A gas turbine engine includes a turbomachinery core having a high pressure compressor, combustor, and high pressure turbine (“HPT”) in serial flow relationship. The core is operable in a known manner to generate a primary gas flow. The high pressure turbine includes annular arrays (“rows”) of stationary vanes or nozzles that direct the gases exiting the combustor into rotating blades or buckets. Collectively one row of nozzles and one row of blades make up a “stage.” Typically two or more stages are used in serial flow relationship. These components operate in an extremely high temperature environment and, thus, must often be cooled by air flow to ensure adequate service life.
Due to the operating temperatures within the gas turbine engine, it is desirable to utilize materials with low coefficients of thermal expansion. For example, to operate effectively in such strenuous temperature and pressure conditions, composite materials have been developed, such as ceramic matrix composite (CMC) materials. CMC materials provide both temperature and density advantages over metallic materials, thereby making the materials desirable options for manufacturing high temperature, hot gas path components. However, CMC materials also have unique mechanical properties that must be considered during the design and application of such materials within the interior of a gas turbine engine. For example, CMC materials have relatively low tensile ductility or low strain to failure as compared to metallic materials. As a result, CMC-based components are often not equipped to handle significant mechanical loading during operation of the gas turbine engine.

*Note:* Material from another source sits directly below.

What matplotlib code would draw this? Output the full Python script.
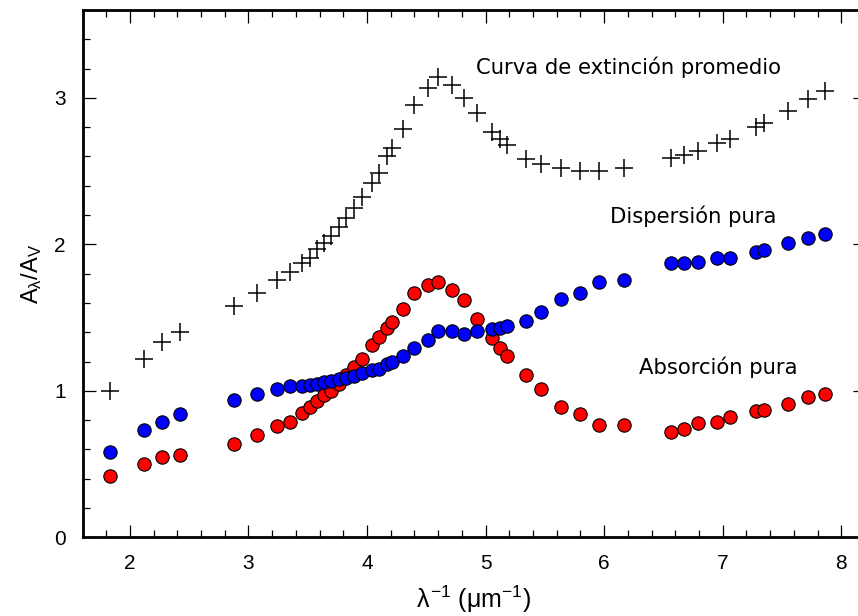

In this regard, attempts have been made to form nozzle vanes from CMC materials to increase the high temperature capabilities of such components. However, these prior attempts have not fully addressed the mechanical loading issues for the nozzle vanes, thereby leading to durability challenges for the CMC-based components.
Accordingly, an improved nozzle segment assembly that provides increased mechanical support for CMC-based nozzle vanes would be welcomed in the technology.